Even this week we get told higher interest rates “cannot be ruled out”. It’s why in the Bullock press conference she said the economy and rates “are finely balanced”.

The fear of rising interest rates keeps our behaviour in check.

The RBA statement announcing the decision to keep interest rates on hold again had statements like: “The path of interest rates that will best ensure that inflation returns to target in a reasonable timeframe remains uncertain and the board is not ruling anything in or out”; “We are not ruling out what we might have to do next. We’re not ruling in or out anything”; “The headline monthly CPI indicator was steady at 3.4% over the year to January, with momentum easing over recent months”.

The statement once again made numerous mentions of a “highly uncertain outlook”. Just in case you didn’t get the message there were seven references to “uncertainty”.

Timing is going to be everything for the RBA economy. The ideal is a “Goldilocks” economy — not too hot and not too cold.

Reserve Bank of Australia (RBA) Governor Michele Bullock speaks during the the AusPayNet Summit at the International Convention Centre in Sydney, Tuesday, December 12, 2023. (AAP Image/Bianca De Marchi) NO ARCHIVING
Reserve Bank of Australia Governor Michele Bullock. Credit: BIANCA DE MARCHI/AAPIMAGE

But economies are hard to turn around, both on the way up and the way down. The red hot inflation-driven economy has definitely turned down the RBA targets. But now that downward momentum can’t run away out of control.
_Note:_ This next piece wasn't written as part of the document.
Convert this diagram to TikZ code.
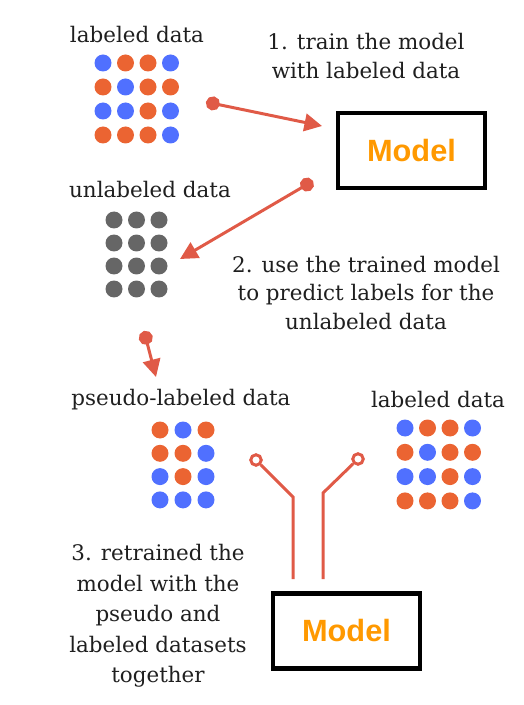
\documentclass[tikz,border=0pt]{standalone}
\usepackage{fontspec}
\setmainfont{DejaVu Serif}
\newfontfamily\modelfont{Liberation Sans}
\usepackage{xcolor}
\usepackage{tikz}
\usetikzlibrary{arrows.meta}
\definecolor{dotb}{HTML}{5070FF}
\definecolor{doto}{HTML}{EB6432}
\definecolor{dotg}{HTML}{666666}
\definecolor{linkred}{HTML}{E05A47}
\definecolor{modelorange}{HTML}{FF9900}
\newcommand{\modeltext}{{\modelfont\bfseries\fontsize{17.5}{20}\selectfont\color{modelorange}Model}}

\begin{document}
\begin{tikzpicture}[x=0.02cm, y=-0.02cm,
    every node/.style={font=\fontsize{12.2}{16}\selectfont, text=black!88},
    modelbox/.style={draw, line width=2.3pt, minimum width=2.94cm, minimum height=1.5cm},
    link/.style={linkred, line width=1.7pt, {Circle[length=8pt]}-{Triangle[length=10pt,width=10pt]}},
    fork/.style={linkred, line width=1.7pt},
    ring/.style={circle, draw=linkred, line width=1.7pt, minimum size=0.21cm, inner sep=0pt}]
        \useasboundingbox (0,0) rectangle (523,705);

        % labeled data (top)
        \node (labtop) at (137,35) {labeled data};
        \foreach \row [count=\r from 0] in {{b,o,o,b},{o,b,o,o},{b,b,o,b},{o,o,o,b}}
            \foreach \c [count=\k from 0] in \row
                \fill[dot\c] (103+\k*22.5, 63+\r*24) circle (0.17cm);

        % step 1
        \node[align=center] (step1) at (366,56) {1. train the model\\with labeled data};

        % Model (top)
        \node[modelbox] (model1) at (411.5,150.5) {\modeltext};

        % unlabeled data
        \node (unlab) at (150,190) {unlabeled data};
        \foreach \row [count=\r from 0] in {{g,g,g},{g,g,g},{g,g,g},{g,g,g}}
            \foreach \c [count=\k from 0] in \row
                \fill[dot\c] (114+\k*22.5, 220+\r*23) circle (0.17cm);

        % step 2
        \node[align=center] (step2) at (366,293) {2. use the trained model\\to predict labels for the\\unlabeled data};

        % arrows
        \coordinate (a1s) at (206,102);
        \coordinate (a1e) at (322,126);
        \coordinate (a2s) at (313,181);
        \coordinate (a2e) at (180,259);
        \coordinate (a3s) at (144,331);
        \coordinate (a3e) at (156,377);
        \draw[link] (a1s) -- (a1e);
        \draw[link] (a2s) -- (a2e);
        \draw[link] (a3s) -- (a3e);

        % pseudo-labeled data
        \node (pseudo) at (181,400) {pseudo-labeled data};
        \foreach \row [count=\r from 0] in {{o,b,o},{o,o,b},{b,o,b},{b,b,b}}
            \foreach \c [count=\k from 0] in \row
                \fill[dot\c] (160+\k*23, 430+\r*23.3) circle (0.17cm);

        % labeled data (right)
        \node (labright) at (438,400) {labeled data};
        \foreach \row [count=\r from 0] in {{b,o,o,b},{o,b,o,o},{b,b,o,b},{o,o,o,b}}
            \foreach \c [count=\k from 0] in \row
                \fill[dot\c] (405+\k*22.5, 428+\r*24.3) circle (0.17cm);

        % Model (bottom)
        \node[modelbox] (model2) at (346.5,631) {\modeltext};

        % fork into the model
        \node[ring] (inl) at (256,460) {};
        \node[ring] (inr) at (358,459) {};
        \coordinate (kl) at (293,497);
        \coordinate (kr) at (323,493);
        \coordinate (el) at (293,579);
        \coordinate (er) at (323,579);
        \draw[fork] (inl) -- (kl) -- (el);
        \draw[fork] (inr) -- (kr) -- (er);

        % step 3
        \node[align=center, font=\fontsize{12.2}{17.3}\selectfont] (step3) at (158,616) {3. retrained the\\model with the\\pseudo and\\labeled datasets\\together};
    \end{tikzpicture}
\end{document}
At some stage, it needs to be slowed, levelled out within the target ranges and stay there.

When it comes to inflation the RBA is now assuming a fall in the annual CPI to 3.3 per cent by June but then it reckons it will take another 18 months to dip down to the 2-3 per cent target range. That, to me, seems a long time for it to dip another 0.3 per cent.

Based on that assumption, the RBA now expects the economic slowdown to be sharper than it expected. It is now forecast economic growth in the June quarter to be 1.13 per cent a year, slower than the 1.8 per cent it previously expected.

The economic growth forecast for the end of the year has also been lowered to 1.8 per cent, while the forecast for late 2025 and June 2026 have been kept the same at 2.4 per cent. Unemployment is expected to rise from the current 3.9 per cent to 4.4 per cent by June 2025.

As you can see the economy is so finely balanced that I suspect we’ll be getting quite a few more sessions with our financial therapist over the coming months.